How the new release changes the buy-in decision
Secrets of Strixhaven is available now, and Wizards is positioning it as a return to Strixhaven with support across the main set and Commander products. That matters because Orysa is not being introduced as a one-off curiosity. She arrives in a set built to feed Commander, and that gives her a real shot at becoming a practical build-around rather than a shelf-dweller.
The numbers back up the sense that she is still early in her life as a commander. EDHREC’s commander page showed 535 Orysa decks when it was crawled, while the optimized page showed just 1 deck. That is the sweet spot for a release-driven upgrade: enough interest to prove the card is real, not so much saturation that the list has already hardened into one solved version. If you like getting in before a commander becomes everybody’s pet project, this is the moment.
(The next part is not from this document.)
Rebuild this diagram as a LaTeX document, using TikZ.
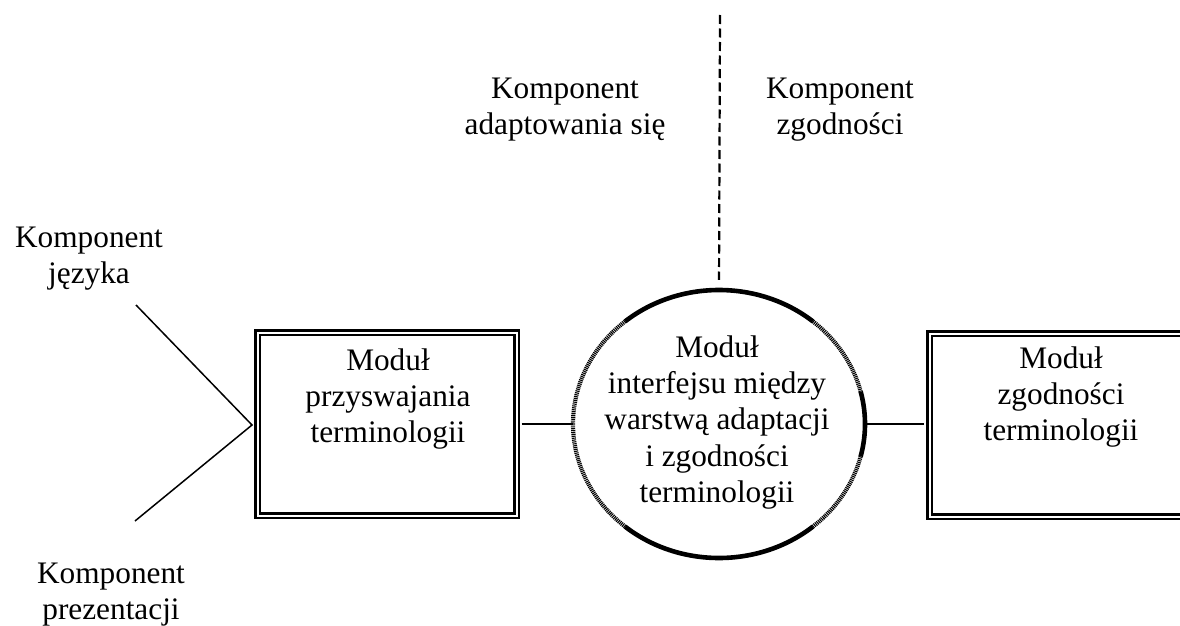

EDHREC’s tags also point in the same direction, grouping Orysa with card draw, infinite, mono blue, storm, and Secrets of Strixhaven. That mix tells you the deck is not just about fair combat or value grinding. It is a blue engine deck that can lean into combo lines, mana bursts, and repeated triggers without losing the core identity that makes Orysa attractive in the first place.
Who should buy in now, and who can skip
Buy in now if you want any of these things:
- A new mono-blue commander that actually rewards sequencing, not just big mana.
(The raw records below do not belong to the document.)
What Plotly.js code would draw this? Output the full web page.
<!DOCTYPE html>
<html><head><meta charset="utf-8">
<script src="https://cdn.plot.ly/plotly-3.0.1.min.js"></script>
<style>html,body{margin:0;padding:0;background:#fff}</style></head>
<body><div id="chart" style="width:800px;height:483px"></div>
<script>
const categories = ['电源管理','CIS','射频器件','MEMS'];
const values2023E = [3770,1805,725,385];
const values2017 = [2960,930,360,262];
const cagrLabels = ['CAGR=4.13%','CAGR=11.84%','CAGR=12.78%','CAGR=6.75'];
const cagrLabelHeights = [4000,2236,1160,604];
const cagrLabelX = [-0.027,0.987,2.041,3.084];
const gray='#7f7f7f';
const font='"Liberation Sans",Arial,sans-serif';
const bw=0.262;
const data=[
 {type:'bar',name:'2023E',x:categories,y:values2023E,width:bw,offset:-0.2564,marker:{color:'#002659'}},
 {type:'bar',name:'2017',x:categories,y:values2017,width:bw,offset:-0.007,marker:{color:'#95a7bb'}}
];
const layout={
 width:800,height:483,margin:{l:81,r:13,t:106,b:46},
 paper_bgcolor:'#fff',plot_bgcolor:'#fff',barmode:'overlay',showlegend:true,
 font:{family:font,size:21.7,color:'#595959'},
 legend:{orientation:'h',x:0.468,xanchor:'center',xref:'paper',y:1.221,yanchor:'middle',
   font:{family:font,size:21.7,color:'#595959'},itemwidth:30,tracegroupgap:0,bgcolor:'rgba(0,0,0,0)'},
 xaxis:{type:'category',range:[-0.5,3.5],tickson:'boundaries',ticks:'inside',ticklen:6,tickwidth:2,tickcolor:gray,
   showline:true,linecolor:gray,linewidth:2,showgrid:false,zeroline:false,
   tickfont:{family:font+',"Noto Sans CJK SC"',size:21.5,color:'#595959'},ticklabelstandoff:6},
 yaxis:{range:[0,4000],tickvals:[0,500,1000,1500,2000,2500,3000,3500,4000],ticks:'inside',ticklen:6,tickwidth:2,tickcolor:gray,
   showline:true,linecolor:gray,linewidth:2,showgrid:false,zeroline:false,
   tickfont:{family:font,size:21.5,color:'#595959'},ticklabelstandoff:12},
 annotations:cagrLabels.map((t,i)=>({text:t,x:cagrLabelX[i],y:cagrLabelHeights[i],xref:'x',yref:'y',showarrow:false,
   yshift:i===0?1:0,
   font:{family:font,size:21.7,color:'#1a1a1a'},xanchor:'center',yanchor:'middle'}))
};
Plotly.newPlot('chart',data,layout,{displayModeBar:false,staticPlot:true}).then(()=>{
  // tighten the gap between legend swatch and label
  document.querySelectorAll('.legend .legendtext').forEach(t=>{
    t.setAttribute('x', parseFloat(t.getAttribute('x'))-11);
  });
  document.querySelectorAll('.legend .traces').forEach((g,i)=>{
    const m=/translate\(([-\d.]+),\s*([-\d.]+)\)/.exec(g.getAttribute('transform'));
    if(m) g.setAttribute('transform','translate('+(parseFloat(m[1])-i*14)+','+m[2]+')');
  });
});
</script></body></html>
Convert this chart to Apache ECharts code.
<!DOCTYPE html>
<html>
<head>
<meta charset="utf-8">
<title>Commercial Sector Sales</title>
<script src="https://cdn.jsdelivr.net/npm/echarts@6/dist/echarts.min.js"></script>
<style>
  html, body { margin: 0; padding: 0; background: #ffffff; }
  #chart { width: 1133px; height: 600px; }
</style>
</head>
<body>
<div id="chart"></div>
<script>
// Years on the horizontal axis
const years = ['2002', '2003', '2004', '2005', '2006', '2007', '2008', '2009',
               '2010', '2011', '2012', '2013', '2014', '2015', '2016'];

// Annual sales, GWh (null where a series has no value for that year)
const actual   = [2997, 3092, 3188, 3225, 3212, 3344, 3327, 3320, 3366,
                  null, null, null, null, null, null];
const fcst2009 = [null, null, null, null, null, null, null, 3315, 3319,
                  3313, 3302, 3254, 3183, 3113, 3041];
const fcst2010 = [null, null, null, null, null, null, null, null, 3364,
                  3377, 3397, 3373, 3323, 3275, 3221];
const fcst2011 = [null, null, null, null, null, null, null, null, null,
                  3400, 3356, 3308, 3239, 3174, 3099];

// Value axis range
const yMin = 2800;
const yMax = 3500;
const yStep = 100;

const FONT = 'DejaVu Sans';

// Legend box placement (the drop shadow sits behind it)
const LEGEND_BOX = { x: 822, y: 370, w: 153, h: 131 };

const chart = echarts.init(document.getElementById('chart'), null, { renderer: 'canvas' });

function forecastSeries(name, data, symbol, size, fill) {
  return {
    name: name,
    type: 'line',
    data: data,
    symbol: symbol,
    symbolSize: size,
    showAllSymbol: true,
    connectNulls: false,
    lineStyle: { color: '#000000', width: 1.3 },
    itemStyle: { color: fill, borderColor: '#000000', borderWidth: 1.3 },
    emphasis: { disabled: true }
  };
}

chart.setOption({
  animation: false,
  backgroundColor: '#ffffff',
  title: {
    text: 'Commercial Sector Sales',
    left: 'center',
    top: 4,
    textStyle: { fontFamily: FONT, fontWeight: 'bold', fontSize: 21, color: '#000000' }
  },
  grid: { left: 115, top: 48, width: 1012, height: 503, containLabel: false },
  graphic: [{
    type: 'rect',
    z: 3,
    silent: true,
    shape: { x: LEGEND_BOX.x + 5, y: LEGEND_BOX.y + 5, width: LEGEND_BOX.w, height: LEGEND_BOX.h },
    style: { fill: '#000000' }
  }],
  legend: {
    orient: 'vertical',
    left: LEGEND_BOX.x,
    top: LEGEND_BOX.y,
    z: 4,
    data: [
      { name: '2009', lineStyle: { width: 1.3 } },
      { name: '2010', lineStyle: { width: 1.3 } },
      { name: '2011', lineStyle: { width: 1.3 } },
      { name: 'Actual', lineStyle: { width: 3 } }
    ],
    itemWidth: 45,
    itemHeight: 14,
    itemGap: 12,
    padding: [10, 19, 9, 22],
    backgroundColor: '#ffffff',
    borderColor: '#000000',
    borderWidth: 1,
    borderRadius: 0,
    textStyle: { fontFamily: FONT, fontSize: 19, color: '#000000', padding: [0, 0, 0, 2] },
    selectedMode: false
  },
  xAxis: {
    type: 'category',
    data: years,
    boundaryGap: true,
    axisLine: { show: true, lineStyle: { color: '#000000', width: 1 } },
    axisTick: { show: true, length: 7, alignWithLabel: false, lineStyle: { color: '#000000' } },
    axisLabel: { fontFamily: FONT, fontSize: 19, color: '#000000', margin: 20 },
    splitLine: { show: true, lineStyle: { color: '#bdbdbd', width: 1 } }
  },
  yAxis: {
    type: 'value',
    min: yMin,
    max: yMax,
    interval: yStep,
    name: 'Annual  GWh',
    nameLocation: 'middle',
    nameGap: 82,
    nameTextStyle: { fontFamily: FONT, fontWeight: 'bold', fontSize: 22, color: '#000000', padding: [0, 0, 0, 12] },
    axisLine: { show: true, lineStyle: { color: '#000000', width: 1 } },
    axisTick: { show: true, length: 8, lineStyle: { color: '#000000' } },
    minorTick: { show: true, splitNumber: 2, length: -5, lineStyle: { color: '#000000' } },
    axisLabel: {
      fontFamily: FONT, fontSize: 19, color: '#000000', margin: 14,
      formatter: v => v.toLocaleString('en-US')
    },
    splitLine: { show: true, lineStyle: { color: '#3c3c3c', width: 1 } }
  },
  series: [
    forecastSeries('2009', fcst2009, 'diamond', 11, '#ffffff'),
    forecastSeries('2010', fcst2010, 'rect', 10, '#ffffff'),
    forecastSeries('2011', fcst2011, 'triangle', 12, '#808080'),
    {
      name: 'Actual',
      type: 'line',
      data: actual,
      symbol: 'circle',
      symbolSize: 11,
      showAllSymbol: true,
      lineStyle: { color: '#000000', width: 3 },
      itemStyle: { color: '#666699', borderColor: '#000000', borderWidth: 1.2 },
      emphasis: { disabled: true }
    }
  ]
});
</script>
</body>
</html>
- A way to refresh an old High Tide shell without replacing the whole deck.
- A blink-driven draw engine that can turn one legend into repeatable value.
- A commander that scales with board development and still plays well through disruption.
You can safely skip Orysa if you want your commander to be simpler, heavier on combat, or less dependent on setup. If you do not enjoy tracking toughness thresholds, timing blink spells, and protecting a value board, this build will feel more like a puzzle than a brawler. If your ideal blue deck is just ramp, one finisher, and a pile of counters, Orysa is asking for more finesse than that.
The real appeal is that she gives mono-blue something a little rare: a commander that feels both elegant and practical. Orysa does not need a grand setup to matter, but she rewards you when you build one anyway. That is why she looks less like a novelty from a new release and more like the start of a very playable blue project.